Varadkar’s argument hinged on the idea that we must have at least some respect for Britain’s violent colonisation and occupation of Ireland, and the mechanics by which it was maintained. We don’t. We absolutely don’t. This very state was founded on nothing more than the principle that we really don’t.

And yet Minister for Justice Charlie Flanagan, who has seemingly learned no humility from his role in the recent Verona Murphy scandal, was even more scathing than his party leader.

“It is disappointing to see some public representatives abandon the principles of mutual understanding and reconciliation in an effort to gain headlines,” he said. Flanagan outlined his belief that not only were the concerns wrong, but they were also raised in bad faith, and that those – Sinn Féin, Soc Dems, Fianna Fáil, Greens, Independents, Labour, mayors of towns across Ireland – were all simply in it for some attention.

It should amaze us that Fine Gael can somehow extend their compassion as far as officials who gunned down Irish civilians, but can’t manage to understand the concerns of Irish people who mourn the thousands of lives, the centuries of history, and the atoms of identity lost to people who paid them their shillings.

What’s especially bemusing is the minister saying it was all being done in the spirit of understanding and conciliation. With whom exactly? David Lloyd George? I don’t think we need him on side anymore, Charlie.

In that sense, it might be fair to say that Varadkar and Flanagan’s response to this consternation is what’s most frustrating about all of this.

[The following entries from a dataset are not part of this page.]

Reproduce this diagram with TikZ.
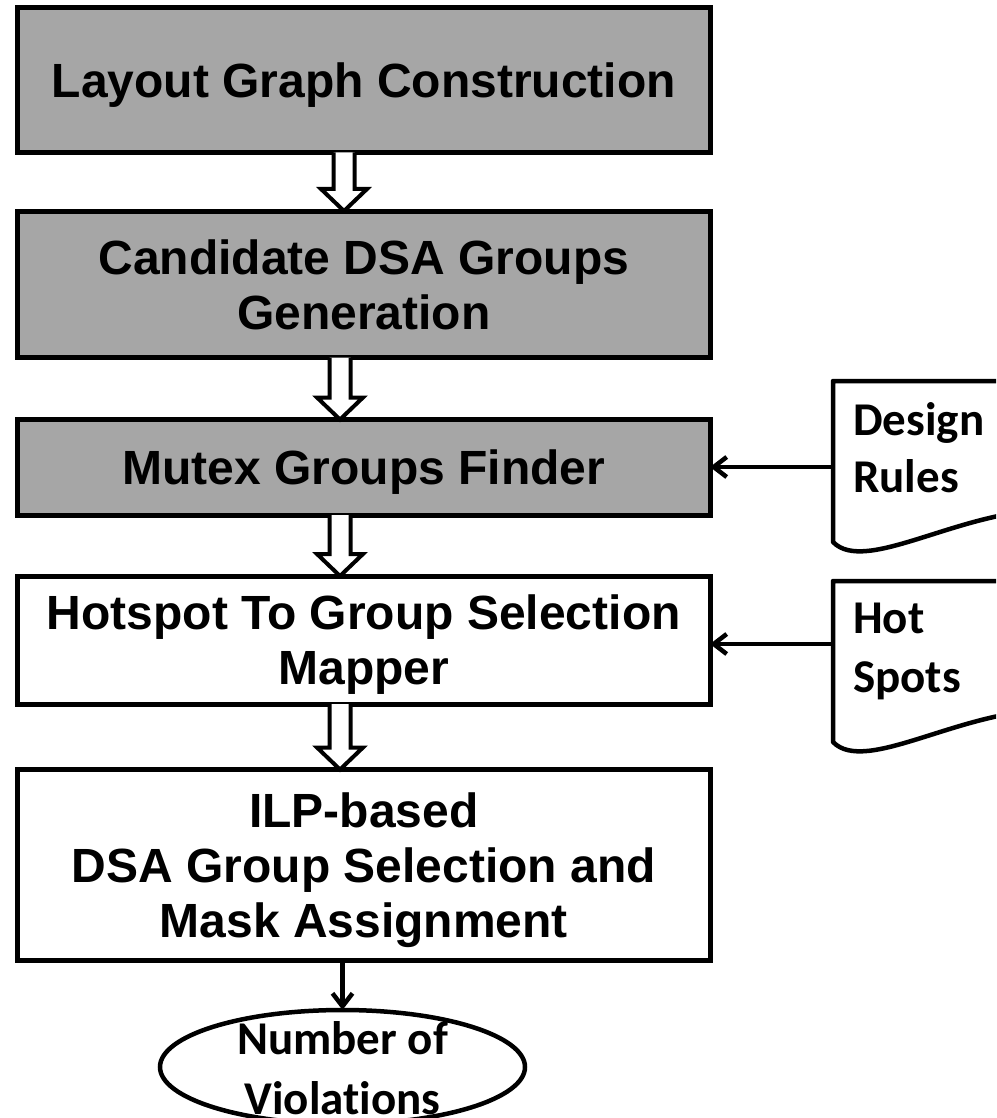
\documentclass[tikz,border=0pt]{standalone}
\usepackage{fontspec}
\setmainfont{Liberation Sans}
\newfontfamily\calib[Ligatures=NoCommon]{Carlito}
\usetikzlibrary{arrows.meta,calc,shapes.geometric}
\definecolor{boxgray}{RGB}{166,166,166}
\newcommand\hollowarr[3]{%
  \draw[hollow] ($(#1.south -| #3)+(-10.5,0)$) -- ($(#2.north -| #3)+(-10.5,-22)$)
    -- ($(#2.north -| #3)+(-23,-22)$) -- (#2.north -| #3)
    -- ($(#2.north -| #3)+(23,-22)$) -- ($(#2.north -| #3)+(10.5,-22)$)
    -- ($(#1.south -| #3)+(10.5,0)$);}
\begin{document}
\begin{tikzpicture}[x=1pt,y=-1pt,
  box/.style={draw, line width=5pt, rectangle, outer sep=0pt, inner sep=0pt,
    minimum width=692.5pt, align=center, text depth=0pt,
    font=\fontsize{48}{55}\selectfont\bfseries},
  shaded/.style={fill=boxgray},
  hollow/.style={draw, line width=4pt, line join=miter, fill=white},
  conn/.style={draw, line width=4.5pt, -{Straight Barb[length=13pt,width=20pt]}},
  doc/.style={draw, line width=4.5pt, line join=round, fill=white},
  doctext/.style={font=\calib\fontsize{47}{58}\selectfont\bfseries, anchor=base west, inner sep=0pt},
  elltext/.style={font=\calib\fontsize{47}{58}\selectfont\bfseries, anchor=base, inner sep=0pt},
]
\useasboundingbox (0,0) rectangle (996,1118);
\clip (0,0) rectangle (996,1118);

% main boxes
\node[box,shaded,minimum height=144.5pt] (b1) at (363.75,80.25) {Layout Graph Construction};
\node[box,shaded,minimum height=146.5pt] (b2) at (363.75,284.25) {Candidate DSA Groups\\Generation};
\node[box,shaded,minimum height=95.5pt] (b3) at (363.75,467.25) {Mutex Groups Finder};
\node[box,minimum height=128pt] (b4) at (363.75,640) {Hotspot To Group Selection\\Mapper};
\node[box,minimum height=191pt] (b5) at (363.75,865) {ILP-based\\DSA Group Selection and\\Mask Assignment};

% x positions of hollow arrows
\coordinate (xa) at (344,0);
\coordinate (xb) at (340,0);
\hollowarr{b1}{b2}{xa}
\hollowarr{b2}{b3}{xb}
\hollowarr{b3}{b4}{xb}
\hollowarr{b4}{b5}{xb}

% output ellipse
\node[draw, ellipse, line width=4.5pt, minimum width=365pt, minimum height=114pt,
  inner sep=0pt, outer sep=0pt] (nv) at (342.5,1067) {};
\node[elltext] (nv1) at (342.5,1054) {Number of};
\node[elltext] (nv2) at (342.5,1114) {Violations};
\draw[conn] (b5.south -| nv) -- (nv.north);

% document shapes
\draw[doc] (833,542) -- (833,381) -- (1050,381) -- (1050,510)
  .. controls (960,510) and (865,575) .. (833,542) -- cycle;
\node[doctext] (dr1) at (853,435) {Design};
\node[doctext] (dr2) at (853,492) {Rules};
\coordinate (drL) at (833,467);
\draw[conn] (drL) -- (drL -| b3.east);

\draw[doc] (833,742) -- (833,581) -- (1050,581) -- (1050,710)
  .. controls (960,710) and (865,775) .. (833,742) -- cycle;
\node[doctext] (hs1) at (853,633) {Hot};
\node[doctext] (hs2) at (853,692) {Spots};
\coordinate (hsL) at (833,644);
\draw[conn] (hsL) -- (hsL -| b4.east);
\end{tikzpicture}
\end{document}
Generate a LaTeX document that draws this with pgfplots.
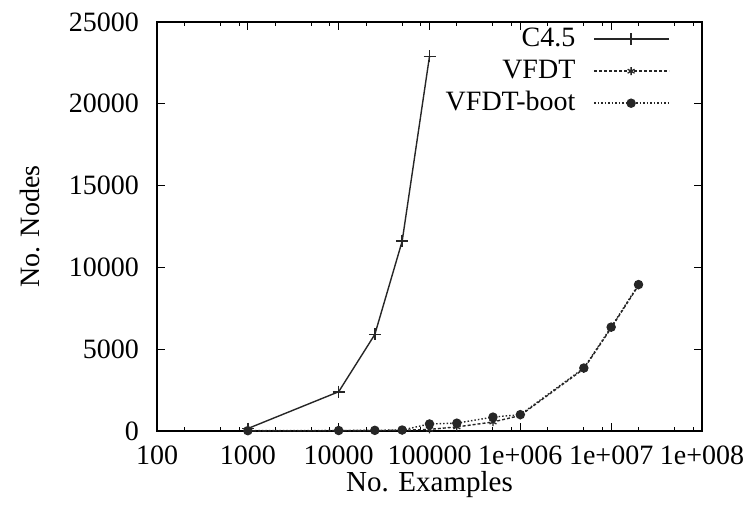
\documentclass[border=0pt]{standalone}
\usepackage{fontspec}
\setmainfont{Liberation Serif}
\usepackage{pgfplots}
\pgfplotsset{compat=1.18}
\definecolor{ln}{HTML}{262626}
\begin{document}
\fontsize{28bp}{32bp}\selectfont
\begin{tikzpicture}
\path[use as bounding box] (-157bp,-86bp) rectangle (591bp,431bp);
\begin{axis}[
  at={(0,0)}, anchor=south west,
  scale only axis, width=545bp, height=409bp,
  xmode=log, log basis x=10,
  xmin=100, xmax=1e8, ymin=0, ymax=25000,
  scaled y ticks=false,
  xtick={100,1000,10000,100000,1000000,10000000,100000000},
  xticklabels={100,1000,10000,100000,1e+006,1e+007,1e+008},
  minor xtick={200,500,800,2000,5000,8000,20000,50000,80000,200000,500000,800000,2000000,5000000,8000000,20000000,50000000,80000000},
  ytick={0,5000,10000,15000,20000,25000},
  yticklabels={0,5000,10000,15000,20000,25000},
  /pgf/number format/assume math mode=true,
  tick align=inside,
  major tick length=8bp, minor tick length=4bp,
  every tick/.style={black, line width=1bp},
  axis line style={black, line width=1.3bp},
  yticklabel style={anchor=east, inner sep=0pt, xshift=-18bp},
  xticklabel style={anchor=north, inner sep=0pt, yshift=-15bp},
  every axis x label/.style={at={(rel axis cs:0.5,0)}, anchor=center, yshift=-54bp, font=\fontsize{29bp}{32bp}\selectfont},
  every axis y label/.style={at={(rel axis cs:0,0.5)}, rotate=90, anchor=center, yshift=127bp},
  xlabel={No. Examples},
  ylabel={No. Nodes},
  legend cell align=right,
  legend plot pos=right,
  legend image code/.code={\draw[mark repeat=2,mark phase=2] plot coordinates {(0bp,0bp) (37bp,0bp) (75bp,0bp)};},
  legend style={at={(1,1)}, anchor=north east, xshift=-32bp, yshift=-4bp,
    draw=none, fill=none, inner sep=0pt, row sep=6bp, column sep=18bp,
    nodes={inner sep=0pt, text height=20bp, text depth=6bp}},
]
\addplot[ln, line width=1.4bp, mark=+, mark size=6bp, mark options={solid, line width=1.6bp}]
  coordinates {(1000,150) (10000,2400) (25000,5900) (50000,11600) (100000,22900)};
\addlegendentry{C4.5}
\addplot[ln, line width=1.4bp, dash pattern=on 3bp off 2bp, mark=asterisk, mark size=4bp, mark options={solid, line width=1.3bp}]
  coordinates {(1000,10) (10000,20) (25000,30) (50000,40) (100000,100) (200000,250) (500000,550) (1000000,950) (5000000,3800) (10000000,6300) (20000000,8900)};
\addlegendentry{VFDT}
\addplot[ln, line width=1.4bp, dash pattern=on 1.5bp off 2bp, mark=*, mark size=4bp, mark options={solid, fill=ln}]
  coordinates {(1000,20) (10000,30) (25000,40) (50000,60) (100000,430) (200000,480) (500000,850) (1000000,1000) (5000000,3850) (10000000,6350) (20000000,8950)};
\addlegendentry{VFDT-boot}
\end{axis}
\end{tikzpicture}
\end{document}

Beneath the jabs, Varadkar and Flanagan’s key contention is that the event was designed as a commemoration, not a celebration. That seems like a low bar to hurdle. It must make them the first government in Irish history to deny that they’re throwing a party for the Black and Tans.

People, in their thousands, have made their feelings known, and rather than taking a moment to contemplate those feelings, the government has been bitter in its defeat. As per their own statement, they’re very disappointed in our behaviour.

And what has made this response so disappointing? Nobody is rioting in the streets or throwing bricks into windows; people are simply saying that Fine Gael have gone about this the wrong way. As we’ve seen time again, such a thing is unthinkable to Leo Varadkar.

Yesterday, Flanagan tried to shift the blame and said he was hosting the event “under the guidance of the Expert Advisory Group on Centenary Commemoration”. Today, historian Diarmaid Ferriter and Micheál Martin both said that the group recommended no such thing. As per his statement, Flanagan will be consulting with the group on an “alternative commemoration”.

Maybe this time he, and those in his party, will listen.

Much like public opinion, history deserves and demands thoughtful contemplation, not condescension. Maybe this time our government will treat our history with the respect it deserves.